Sung Jin-Woo’s power scaling has reached a point where the show faces the traditional power-fantasy problem: how do you create tension when the protagonist is nearly invincible? Solo Leveling’s answer is to shift the stakes from personal survival to geopolitical catastrophe, and to introduce antagonists whose threat isn’t raw power but the scope of what they’re willing to destroy.
The animation budget is visible on screen. Some sequences in the mid-season are legitimately theatrical in quality. For fans of power-fantasy isekai-adjacent storytelling, this is the current benchmark.
Best for: Viewers who enjoyed Season 1, fans of the manhwa, anyone who wants spectacular action animation.
5. Dandadan — Season 2
Where to watch: Netflix / Crunchyroll
Episodes: Ongoing
MAL Score: 8.8
Dandadan premiered in late 2024 and was immediately one of the most visually inventive anime in years — Science SARU’s animation style, all jagged energy and deliberately off-kilter framing, made it look unlike anything else airing. Season 2 expands the mythology, deepens the central relationship between Momo and Okarun, and adds enough new weirdness to the already-dense urban legend lore that the show never settles into predictability.
What keeps Dandadan from being just a visually impressive action show is its emotional core. The romantic tension between two teenagers who deal with genuine supernatural trauma — and the way the show uses that absurd premise to talk about identity, adolescence, and belonging — is more grounded than the surface chaos suggests.
Best for: Anyone who appreciates animation as an art form. Fans of Chainsaw Man’s tonal chaos will feel at home.

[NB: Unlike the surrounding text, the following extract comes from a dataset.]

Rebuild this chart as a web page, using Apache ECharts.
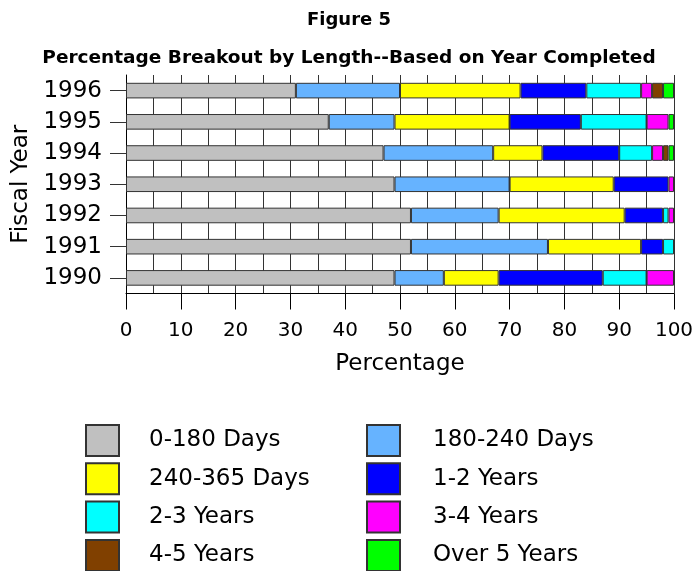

The Honorable Mention: Chainsaw Man — Season 2
Chainsaw Man Part 2 (the Fujimoto manga’s current arc) began adapting in late 2025 and is carrying MAPPA’s reputation on its back after the JJK production strain drama. Early episodes suggest the studio has corrected course. Full verdict pending — but the buzz is positive enough that if you’ve been avoiding it, now is a reasonable time to catch up on Season 1.
Where to Watch Everything
| Show | Platform | Also available |
|---|---|---|
| Frieren S2 | Crunchyroll | Bilibili |
| Demon Slayer: Infinity Castle | Theatrical | Crunchyroll (TBA) |
| Jujutsu Kaisen S3 | Crunchyroll | — |
| Solo Leveling S2 | Crunchyroll | Netflix (select regions) |
| Dandadan S2 | Netflix | Crunchyroll |
Scores referenced from MyAnimeList community ratings. Rankings reflect early 2026 episode scores and are subject to change as seasons complete.